Use from_vec_col_major only with buffers already in tenferro’s physical column-major order. Flat buffers copied from PyTorch, NumPy, or JAX row-major arrays must be reordered explicitly before tensor construction.
Explicit CUDA transfer
tenferro follows the PyTorch convention that CPU and CUDA tensors do not move between devices implicitly. Upload CPU tensors with tenferro_gpu::upload_tensor before CUDA backend operations, and download with tenferro_gpu::download_tensor before inspecting values on the host.
For eager CUDA execution, operation calls submit work and return CUDA tensor handles. The host synchronizes at download/read boundaries or at operations that must inspect device-side status; there is no user-visible ready flag.
CUDA support targets NVIDIA CUDA. See Devices and GPU for the current coverage and setup commands.
Dynamic shapes and static-shape specialization
JAX/XLA specializes compiled programs to known shapes. That is a strong fit for large static-shape workloads where compiler optimization dominates. tenferro’s native traced runtime is built for the complementary case: programs whose output sizes may depend on runtime values, such as thresholded or truncated linear algebra.
When shapes are static, the proposed optional XLA backend (#984) may eventually route traced programs to XLA. When ranks or extents are value-dependent, tenferro keeps dynamic shape metadata in the traced program and resolves the concrete sizes during execution. See Dynamic and Symbolic Shape Metadata.
Lazy traced execution
PyTorch users usually expect every operation to execute immediately. JAX users often switch between eager execution and jit. tenferro’s traced API stays lazy until you lower a TracedTensor graph with GraphCompiler and run the resulting GraphProgram with GraphExecutor.
Autodiff split
Eager tenferro matches PyTorch-style eager forward execution. When tensors are tracked, it also matches the scalar loss loss.backward() workflow with accumulation semantics. Traced tenferro is the API for torch.autograd.grad, jax.grad, jax.vjp, jax.jvp, and higher-order compositions such as HVPs.

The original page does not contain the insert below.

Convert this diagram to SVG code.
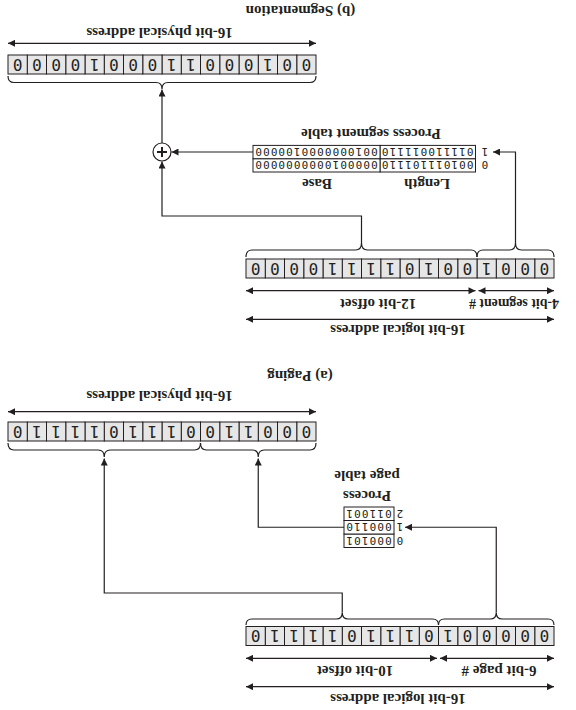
<svg xmlns="http://www.w3.org/2000/svg" width="576" height="710" viewBox="0 0 576 710">
<style>
.lbl{font-family:"Liberation Serif","Times New Roman",serif;font-weight:bold;font-size:15px;fill:#231f20;text-anchor:middle}
.cell{fill:#e6e6e6;stroke:#231f20;stroke-width:1}
.bit{font-family:"DejaVu Sans Mono",monospace;font-size:16px;fill:#231f20;text-anchor:middle}
.tc{fill:#fff;stroke:#231f20;stroke-width:1}
.tbit{font-family:"DejaVu Sans Mono",monospace;font-size:11px;letter-spacing:1.1px;fill:#231f20;text-anchor:middle}
.tnum{font-family:"DejaVu Sans Mono",monospace;font-size:11px;fill:#231f20;text-anchor:middle}
.ln{fill:none;stroke:#231f20;stroke-width:1.2}
.da{fill:none;stroke:#231f20;stroke-width:1.2;marker-start:url(#ah);marker-end:url(#ah)}
.sa{fill:none;stroke:#231f20;stroke-width:1.2;marker-end:url(#ah)}
</style>
<defs>
<marker id="ah" viewBox="0 0 10 10" refX="10" refY="5" markerWidth="8" markerHeight="7" markerUnits="userSpaceOnUse" orient="auto-start-reverse"><path d="M0,0 L10,5 L0,10 z" fill="#231f20"/></marker>
</defs>
<rect width="576" height="710" fill="#fff"/>
<g transform="rotate(180 288 355)">
<!-- ===== Paging ===== -->
<g id="pg-logical-labels">
<text class="lbl" x="178" y="16">16-bit logical address</text>
<text class="lbl" x="77" y="44">6-bit page #</text>
<text class="lbl" x="221" y="44">10-bit offset</text>
</g>
<g id="pg-logical">
<rect class="cell" x="22" y="64.5" width="19.25" height="19"/><rect class="cell" x="41.25" y="64.5" width="19.25" height="19"/><rect class="cell" x="60.5" y="64.5" width="19.25" height="19"/><rect class="cell" x="79.75" y="64.5" width="19.25" height="19"/><rect class="cell" x="99" y="64.5" width="19.25" height="19"/><rect class="cell" x="118.25" y="64.5" width="19.25" height="19"/><rect class="cell" x="137.5" y="64.5" width="19.25" height="19"/><rect class="cell" x="156.75" y="64.5" width="19.25" height="19"/><rect class="cell" x="176" y="64.5" width="19.25" height="19"/><rect class="cell" x="195.25" y="64.5" width="19.25" height="19"/><rect class="cell" x="214.5" y="64.5" width="19.25" height="19"/><rect class="cell" x="233.75" y="64.5" width="19.25" height="19"/><rect class="cell" x="253" y="64.5" width="19.25" height="19"/><rect class="cell" x="272.25" y="64.5" width="19.25" height="19"/><rect class="cell" x="291.5" y="64.5" width="19.25" height="19"/><rect class="cell" x="310.75" y="64.5" width="19.25" height="19"/>
<text class="bit" y="79.8"><tspan x="31.6">0</tspan><tspan x="50.9">0</tspan><tspan x="70.1">0</tspan><tspan x="89.4">0</tspan><tspan x="108.6">0</tspan><tspan x="127.9">1</tspan><tspan x="147.1">0</tspan><tspan x="166.4">1</tspan><tspan x="185.6">1</tspan><tspan x="204.9">1</tspan><tspan x="224.1">0</tspan><tspan x="243.4">1</tspan><tspan x="262.6">1</tspan><tspan x="281.9">1</tspan><tspan x="301.1">1</tspan><tspan x="320.4">0</tspan></text>
</g>
<g id="pg-page-table">
<rect class="tc" x="182" y="162.5" width="50" height="13.5"/><rect class="tc" x="182" y="176" width="50" height="13.5"/><rect class="tc" x="182" y="189.5" width="50" height="13.5"/>
<text class="tbit" x="207.5" y="173.2">000101</text><text class="tbit" x="207.5" y="186.7">000110</text><text class="tbit" x="207.5" y="200.2">011001</text>
<text class="tnum" x="176" y="173.2">0</text><text class="tnum" x="176" y="186.7">1</text><text class="tnum" x="176" y="200.2">2</text>
<text class="lbl" x="209" y="219">Process</text>
<text class="lbl" x="209" y="239">page table</text>
</g>
<g id="pg-physical">
<rect class="cell" x="260" y="269" width="19.25" height="19"/><rect class="cell" x="279.25" y="269" width="19.25" height="19"/><rect class="cell" x="298.5" y="269" width="19.25" height="19"/><rect class="cell" x="317.75" y="269" width="19.25" height="19"/><rect class="cell" x="337" y="269" width="19.25" height="19"/><rect class="cell" x="356.25" y="269" width="19.25" height="19"/><rect class="cell" x="375.5" y="269" width="19.25" height="19"/><rect class="cell" x="394.75" y="269" width="19.25" height="19"/><rect class="cell" x="414" y="269" width="19.25" height="19"/><rect class="cell" x="433.25" y="269" width="19.25" height="19"/><rect class="cell" x="452.5" y="269" width="19.25" height="19"/><rect class="cell" x="471.75" y="269" width="19.25" height="19"/><rect class="cell" x="491" y="269" width="19.25" height="19"/><rect class="cell" x="510.25" y="269" width="19.25" height="19"/><rect class="cell" x="529.5" y="269" width="19.25" height="19"/><rect class="cell" x="548.75" y="269" width="19.25" height="19"/>
<text class="bit" y="284.3"><tspan x="269.6">0</tspan><tspan x="288.9">0</tspan><tspan x="308.1">0</tspan><tspan x="327.4">1</tspan><tspan x="346.6">1</tspan><tspan x="365.9">0</tspan><tspan x="385.1">0</tspan><tspan x="404.4">1</tspan><tspan x="423.6">1</tspan><tspan x="442.9">1</tspan><tspan x="462.1">0</tspan><tspan x="481.4">1</tspan><tspan x="500.6">1</tspan><tspan x="519.9">1</tspan><tspan x="539.1">1</tspan><tspan x="558.4">0</tspan></text>
<text class="lbl" x="416.5" y="319.5">16-bit physical address</text>
<text class="lbl" x="276" y="339.5">(a) Paging</text>
</g>
<!-- ===== Segmentation ===== -->
<g id="sg-logical-labels">
<text class="lbl" x="178" y="385.5">16-bit logical address</text>
<text class="lbl" x="62" y="411.5" textLength="90" lengthAdjust="spacingAndGlyphs">4-bit segment #</text>
<text class="lbl" x="198" y="411.5">12-bit offset</text>
</g>
<g id="sg-logical">
<rect class="cell" x="22" y="432" width="19.25" height="19"/><rect class="cell" x="41.25" y="432" width="19.25" height="19"/><rect class="cell" x="60.5" y="432" width="19.25" height="19"/><rect class="cell" x="79.75" y="432" width="19.25" height="19"/><rect class="cell" x="99" y="432" width="19.25" height="19"/><rect class="cell" x="118.25" y="432" width="19.25" height="19"/><rect class="cell" x="137.5" y="432" width="19.25" height="19"/><rect class="cell" x="156.75" y="432" width="19.25" height="19"/><rect class="cell" x="176" y="432" width="19.25" height="19"/><rect class="cell" x="195.25" y="432" width="19.25" height="19"/><rect class="cell" x="214.5" y="432" width="19.25" height="19"/><rect class="cell" x="233.75" y="432" width="19.25" height="19"/><rect class="cell" x="253" y="432" width="19.25" height="19"/><rect class="cell" x="272.25" y="432" width="19.25" height="19"/><rect class="cell" x="291.5" y="432" width="19.25" height="19"/><rect class="cell" x="310.75" y="432" width="19.25" height="19"/>
<text class="bit" y="447.3"><tspan x="31.6">0</tspan><tspan x="50.9">0</tspan><tspan x="70.1">0</tspan><tspan x="89.4">1</tspan><tspan x="108.6">0</tspan><tspan x="127.9">0</tspan><tspan x="147.1">1</tspan><tspan x="166.4">0</tspan><tspan x="185.6">1</tspan><tspan x="204.9">1</tspan><tspan x="224.1">1</tspan><tspan x="243.4">1</tspan><tspan x="262.6">0</tspan><tspan x="281.9">0</tspan><tspan x="301.1">0</tspan><tspan x="320.4">0</tspan></text>
</g>
<g id="sg-segment-table">
<text class="lbl" x="149" y="531.5">Length</text>
<text class="lbl" x="259" y="531.5">Base</text>
<rect class="tc" x="100.5" y="538" width="95.5" height="13.3"/><rect class="tc" x="196" y="538" width="127" height="13.3"/>
<rect class="tc" x="100.5" y="551.3" width="95.5" height="13.3"/><rect class="tc" x="196" y="551.3" width="127" height="13.3"/>
<text class="tbit" x="148.8" y="548.7">001011101110</text><text class="tbit" x="260" y="548.7">0000010000000000</text>
<text class="tbit" x="148.8" y="562">011110011110</text><text class="tbit" x="260" y="562">0010000000100000</text>
<text class="tnum" x="91" y="548.7">0</text><text class="tnum" x="91" y="562">1</text>
<text class="lbl" x="205" y="581.5">Process segment table</text>
</g>
<g id="sg-adder">
<circle cx="414" cy="558" r="9" fill="#fff" stroke="#231f20" stroke-width="1.2"/>
<path d="M409,558 H419 M414,553 V563" stroke="#231f20" stroke-width="2" fill="none"/>
</g>
<g id="sg-physical">
<rect class="cell" x="260" y="636" width="19.25" height="19"/><rect class="cell" x="279.25" y="636" width="19.25" height="19"/><rect class="cell" x="298.5" y="636" width="19.25" height="19"/><rect class="cell" x="317.75" y="636" width="19.25" height="19"/><rect class="cell" x="337" y="636" width="19.25" height="19"/><rect class="cell" x="356.25" y="636" width="19.25" height="19"/><rect class="cell" x="375.5" y="636" width="19.25" height="19"/><rect class="cell" x="394.75" y="636" width="19.25" height="19"/><rect class="cell" x="414" y="636" width="19.25" height="19"/><rect class="cell" x="433.25" y="636" width="19.25" height="19"/><rect class="cell" x="452.5" y="636" width="19.25" height="19"/><rect class="cell" x="471.75" y="636" width="19.25" height="19"/><rect class="cell" x="491" y="636" width="19.25" height="19"/><rect class="cell" x="510.25" y="636" width="19.25" height="19"/><rect class="cell" x="529.5" y="636" width="19.25" height="19"/><rect class="cell" x="548.75" y="636" width="19.25" height="19"/>
<text class="bit" y="651.3"><tspan x="269.6">0</tspan><tspan x="288.9">0</tspan><tspan x="308.1">1</tspan><tspan x="327.4">0</tspan><tspan x="346.6">0</tspan><tspan x="365.9">0</tspan><tspan x="385.1">1</tspan><tspan x="404.4">1</tspan><tspan x="423.6">0</tspan><tspan x="442.9">0</tspan><tspan x="462.1">0</tspan><tspan x="481.4">1</tspan><tspan x="500.6">0</tspan><tspan x="519.9">0</tspan><tspan x="539.1">0</tspan><tspan x="558.4">0</tspan></text>
<text class="lbl" x="416.5" y="682.5">16-bit physical address</text>
<text class="lbl" x="275.5" y="704.5">(b) Segmentation</text>
</g>
<!-- ===== Connectors ===== -->
<g id="connectors">
<path class="da" d="M22,23.3 H330"/>
<path class="da" d="M22,51.7 H136"/>
<path class="da" d="M139,51.7 H330"/>
<path class="da" d="M260,298.3 H568"/>
<path class="ln" d="M22,85 Q22,91 28,91 L73.75,91 Q79.75,91 79.75,97.5 Q79.75,91 85.75,91 L131.5,91 Q137.5,91 137.5,85"/>
<path class="ln" d="M137.5,85 Q137.5,91 143.5,91 L227.75,91 Q233.75,91 233.75,97.5 Q233.75,91 239.75,91 L324,91 Q330,91 330,85"/>
<path class="ln" d="M260,267 Q260,260 266,260 L311.75,260 Q317.75,260 317.75,253 Q317.75,260 323.75,260 L369.5,260 Q375.5,260 375.5,267"/>
<path class="ln" d="M375.5,267 Q375.5,260 381.5,260 L465.75,260 Q471.75,260 471.75,253 Q471.75,260 477.75,260 L562,260 Q568,260 568,267"/>
<path class="sa" d="M79.75,97.5 V182.75 H171"/>
<path class="sa" d="M232,182.75 H317.75 V251.5"/>
<path class="sa" d="M233.75,97.5 V117 H471.75 V251.5"/>
<path class="da" d="M22,390.7 H330"/>
<path class="da" d="M22,419.3 H97.5"/>
<path class="da" d="M100.5,419.3 H330"/>
<path class="da" d="M260,666.7 H568"/>
<path class="ln" d="M22,453 Q22,460 28,460 L54.5,460 Q60.5,460 60.5,467 Q60.5,460 66.5,460 L93,460 Q99,460 99,453"/>
<path class="ln" d="M99,453 Q99,460 105,460 L208.5,460 Q214.5,460 214.5,467 Q214.5,460 220.5,460 L324,460 Q330,460 330,453"/>
<path class="ln" d="M260,634 Q260,627.5 266,627.5 L408,627.5 Q414,627.5 414,621 Q414,627.5 420,627.5 L562,627.5 Q568,627.5 568,634"/>
<path class="sa" d="M60.5,467 V558 H83"/>
<path class="sa" d="M323,558 H404.5"/>
<path class="sa" d="M214.5,467 V494 H414 V548.5"/>
<path class="sa" d="M414,567 V620.5"/>
</g>
</g>
</svg>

For complex reverse-mode AD, tenferro uses a Hermitian real-inner-product cotangent representation. When comparing scalar grad values to JAX, the JAX-like value is conj(tenferro_grad) for the same scalar seed-1 calculation. See Complex Autodiff for the full convention and VJP seed comparison.
Compiler and executor ownership
In tenferro, graph lowering state and backend runtime state are separate. That means most traced user code follows this pattern:
- Create
TracedTensorvalues. - Build tensor expressions.
- Reuse one
GraphCompilerfor graph lowering and static planning caches. - Reuse one
GraphExecutor<B>for backend execution and runtime caches.